In short, if the pain is slow, it will continue. If it is swift, then the public will rally against the failed policies, and we do indeed have hope for remaining the economic powerhouse of the world.

Saturday, June 13, 2009

Don't Bet On A Soft Landing Into The New Normal

With the recent financial crisis, Mohammad El Erian of Pimco has predicted a 'new normal,' categorized by 1-2% economic growth (instead of close to 3%), tightened lending, and more government.

The basis of these predictions are fairly sound. With increased government and taxes, we can expect rates of growth similar to those in Europe and Japan, which are about 1%. This is because the government is more inefficient than the private sector, and more resources are devoted to the government than to businesses.

I agree with a lot of this analysis, but I think the economic and political situation will be more volatile than this. If our politicians really wish for our economy to mimic a Western European social state, then the average standard of living still has about 25-30% to drop off. This would match the average GDP per capita of most Western European states. When you count in the fact that our country is burdened with a drug war, large military, and more debt, you may expect even worse...though our country's labor system is much more flexible than those countries (and will be even if bills like Card Check pass).

With all that is going on, I do not see us soft landing into this new normal, just like we didn't soft land into the recession. What will be the switch that causes a massive drop, similar to how Lehman Brothers's collapse sparked the fall meltdown, is not clear. It may be the actual tax increases going through, but I remain skeptical this will even occur.

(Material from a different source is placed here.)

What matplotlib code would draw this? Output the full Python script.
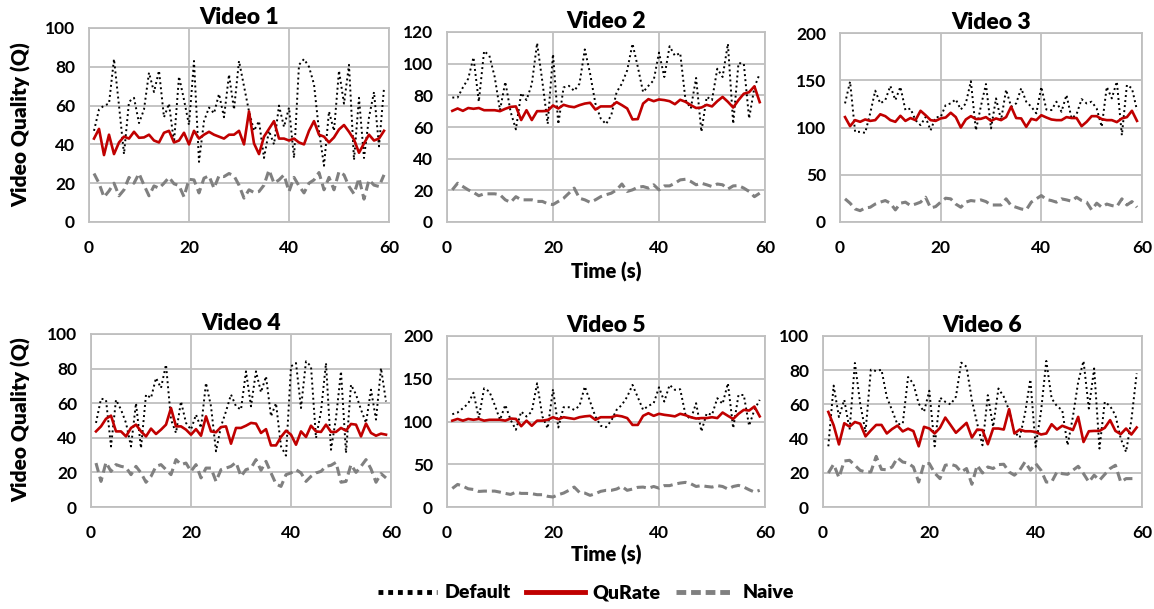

More likely, I believe it will be some sort of inflation, since this is a hidden tax that cannot be controlled. What I see from Obama and the Democrats is a steadfast optimism and blindness to the budget deficit. They always expect far more taxes to be raised from tax increases, far less spending to be done, far more economic growth than is possible, and far more efficiencies resulting from legislation than could happen. The combination results in these highly optimistic budget projections that only a fool would trust.

Thus, I believe we will run deficits far exceeding what the administration expects. At some point, bondholders will get worried and demand higher rates. The explosion in interests rates may cause another economic downturn, or the Fed may step in and print money resulting in inflation. Either way, I don't think we will crash due to higher taxes. The deficit may be the trigger, but it will be the effects of it, eitehr high interests rates or inflation, that will be the ultimate weapon of calamity.